L’apostrophe de Jean-Christophe Buisson/Ecrans
CHER HARRY DEAN STANTON, pour des générations de spectateurs, vous êtes un acteur de légende. Outre vos apparitions dans des séries télé de l’âge d’or (Bonanza, Rawhide), on vous a admiré dans des oeuvres inoubliables comme
Luke la main froide, Dillinger, Le Parrain II, Alien, Paris, Texas, Sailor et Lula, Las Vegas Parano et Une histoire vraie (parmi les 200 que vous avez tournées).

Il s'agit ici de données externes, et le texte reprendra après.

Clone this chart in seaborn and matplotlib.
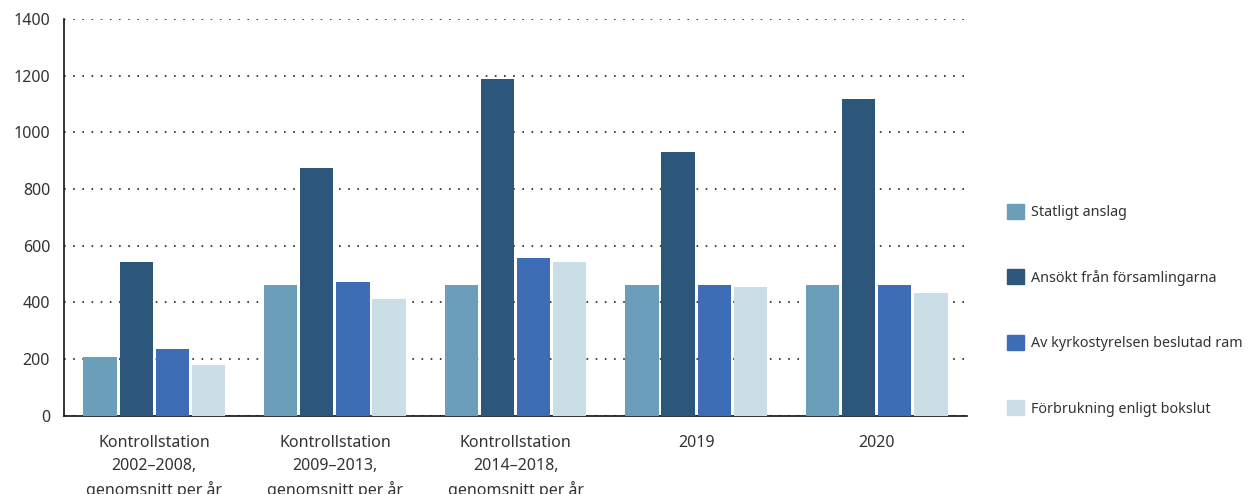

A cette liste s’ajoutera le merveilleux Lucky, de John Carroll Lynch. Vous y incarnez un vieux cow-boy nonagénaire et athée, assez misanthrope, volontiers sentencieux et très philosophe, dont la vie est rythmée par les exercices gymniques matutinaux, les mots croisés au diner de la petite ville du désert californien où il habite, les courses à la supérette locale tenue par une Chicana fière de ses origines et les conversations au pub, devant un bloody mary, avec les vieilles connaissances. Parlons-en, des vieilles connaissances ! Par exemple Howard (formidable David Lynch), inconsolable depuis que sa tortue terrestre baptisée Président Roosevelt s’est fait la malle de chez lui. A plus de 100 ans ! L’occasion d’un débat interminable sur la vie, la mort, la vieillesse, hier, aujourd’hui, demain… Tout, dans le lent et mélancolique
Lucky (surnom du héros, versé comme cuistot un peu planqué dans l’US Navy durant la terrible guerre du Pacifique), est à l’image de cette scène : d’une poésie et d’une sensibilité extrêmes, où les moments et les dialogues graves ou dramatiques s’effacent très vite au profit d’instants drôles et doux. A travers ce personnage vivant dans l’angoisse que tout s’arrête depuis qu’il a compris que son mauvais caractère et sa mauvaise humeur chroniques n’empêchaient pas tout le monde de l’aimer, voici une ode à la vie pure, aux rapports humains apaisés, à la tendresse. Soixante-dix-huit minutes dont on ressort le coeur refait à neuf, requinqué, prêt à embrasser le monde et à lui sourire malgré la maladie grave et incurable dont nous souffrons tous, comme Lucky : le vieillissement.
Post-apostrophum : au plaisir des yeux s’ajoute celui des oreilles grâce à une bande-son tout aussi merveilleuse.